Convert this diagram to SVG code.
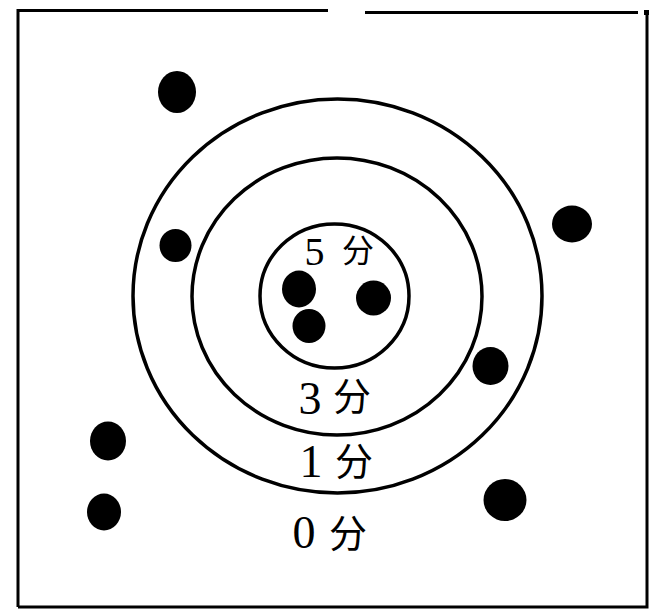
<svg xmlns="http://www.w3.org/2000/svg" width="661" height="610" viewBox="0 0 661 610">
  <style>
    .frame { fill: none; stroke: #000; stroke-width: 3; }
    .ring { fill: none; stroke: #000; stroke-width: 3.5; }
    .hole { fill: #000; }
    .num { font-family: "Liberation Serif", "Times New Roman", serif; fill: #000; text-anchor: middle; }
    .cjk { font-family: "Noto Sans CJK SC", "Noto Sans CJK JP", sans-serif; fill: #000; text-anchor: middle; }
  </style>
  <rect width="661" height="610" fill="#fff"/>
  <g id="frame">
    <path class="frame" d="M18 607 L18 10.5 L328 10.5 M365 12.5 L638 12.5 M647 13 L647 607 L18 607"/>
    <rect x="644" y="10" width="5" height="5" fill="#000"/>
  </g>
  <g id="rings">
    <ellipse id="ring-outer" class="ring" cx="337.5" cy="296" rx="204.5" ry="197"/>
    <ellipse id="ring-middle" class="ring" cx="337" cy="296.5" rx="145" ry="138.5"/>
    <ellipse id="ring-inner" class="ring" cx="334.5" cy="296" rx="74.5" ry="72"/>
  </g>
  <g id="labels">
    <g id="label-5"><text class="num" x="314.5" y="265" font-size="40">5</text><text class="cjk" x="358" y="262" font-size="32">分</text></g>
    <g id="label-3"><text class="num" x="310" y="414" font-size="46">3</text><text class="cjk" x="352" y="410" font-size="38">分</text></g>
    <g id="label-1"><text class="num" x="311" y="477" font-size="46">1</text><text class="cjk" x="354" y="475" font-size="38">分</text></g>
    <g id="label-0"><text class="num" x="304" y="548" font-size="46">0</text><text class="cjk" x="348" y="547" font-size="38">分</text></g>
  </g>
  <g id="holes">
    <ellipse id="hole-1" class="hole" cx="177" cy="92" rx="19" ry="21"/>
    <ellipse id="hole-2" class="hole" cx="175.5" cy="245.5" rx="16" ry="16.5"/>
    <ellipse id="hole-3" class="hole" cx="572" cy="224" rx="20" ry="18.5"/>
    <ellipse id="hole-4" class="hole" cx="299" cy="289" rx="17" ry="18.5"/>
    <ellipse id="hole-5" class="hole" cx="373.5" cy="298" rx="17.5" ry="17.5"/>
    <ellipse id="hole-6" class="hole" cx="309" cy="326" rx="16.5" ry="17"/>
    <ellipse id="hole-7" class="hole" cx="490.5" cy="366" rx="18" ry="19"/>
    <ellipse id="hole-8" class="hole" cx="108" cy="441" rx="18" ry="19.5"/>
    <ellipse id="hole-9" class="hole" cx="104" cy="512" rx="17" ry="18.5"/>
    <ellipse id="hole-10" class="hole" cx="505" cy="500" rx="21.5" ry="21"/>
  </g>
</svg>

**What you have to do:** Without the pictures, retype the whole of the material above exactly.

**Written answer:**
Convert this diagram to SVG code.
<svg xmlns="http://www.w3.org/2000/svg" width="661" height="610" viewBox="0 0 661 610">
  <style>
    .frame { fill: none; stroke: #000; stroke-width: 3; }
    .ring { fill: none; stroke: #000; stroke-width: 3.5; }
    .hole { fill: #000; }
    .num { font-family: "Liberation Serif", "Times New Roman", serif; fill: #000; text-anchor: middle; }
    .cjk { font-family: "Noto Sans CJK SC", "Noto Sans CJK JP", sans-serif; fill: #000; text-anchor: middle; }
  </style>
  <rect width="661" height="610" fill="#fff"/>
  <g id="frame">
    <path class="frame" d="M18 607 L18 10.5 L328 10.5 M365 12.5 L638 12.5 M647 13 L647 607 L18 607"/>
    <rect x="644" y="10" width="5" height="5" fill="#000"/>
  </g>
  <g id="rings">
    <ellipse id="ring-outer" class="ring" cx="337.5" cy="296" rx="204.5" ry="197"/>
    <ellipse id="ring-middle" class="ring" cx="337" cy="296.5" rx="145" ry="138.5"/>
    <ellipse id="ring-inner" class="ring" cx="334.5" cy="296" rx="74.5" ry="72"/>
  </g>
  <g id="labels">
    <g id="label-5"><text class="num" x="314.5" y="265" font-size="40">5</text><text class="cjk" x="358" y="262" font-size="32">分</text></g>
    <g id="label-3"><text class="num" x="310" y="414" font-size="46">3</text><text class="cjk" x="352" y="410" font-size="38">分</text></g>
    <g id="label-1"><text class="num" x="311" y="477" font-size="46">1</text><text class="cjk" x="354" y="475" font-size="38">分</text></g>
    <g id="label-0"><text class="num" x="304" y="548" font-size="46">0</text><text class="cjk" x="348" y="547" font-size="38">分</text></g>
  </g>
  <g id="holes">
    <ellipse id="hole-1" class="hole" cx="177" cy="92" rx="19" ry="21"/>
    <ellipse id="hole-2" class="hole" cx="175.5" cy="245.5" rx="16" ry="16.5"/>
    <ellipse id="hole-3" class="hole" cx="572" cy="224" rx="20" ry="18.5"/>
    <ellipse id="hole-4" class="hole" cx="299" cy="289" rx="17" ry="18.5"/>
    <ellipse id="hole-5" class="hole" cx="373.5" cy="298" rx="17.5" ry="17.5"/>
    <ellipse id="hole-6" class="hole" cx="309" cy="326" rx="16.5" ry="17"/>
    <ellipse id="hole-7" class="hole" cx="490.5" cy="366" rx="18" ry="19"/>
    <ellipse id="hole-8" class="hole" cx="108" cy="441" rx="18" ry="19.5"/>
    <ellipse id="hole-9" class="hole" cx="104" cy="512" rx="17" ry="18.5"/>
    <ellipse id="hole-10" class="hole" cx="505" cy="500" rx="21.5" ry="21"/>
  </g>
</svg>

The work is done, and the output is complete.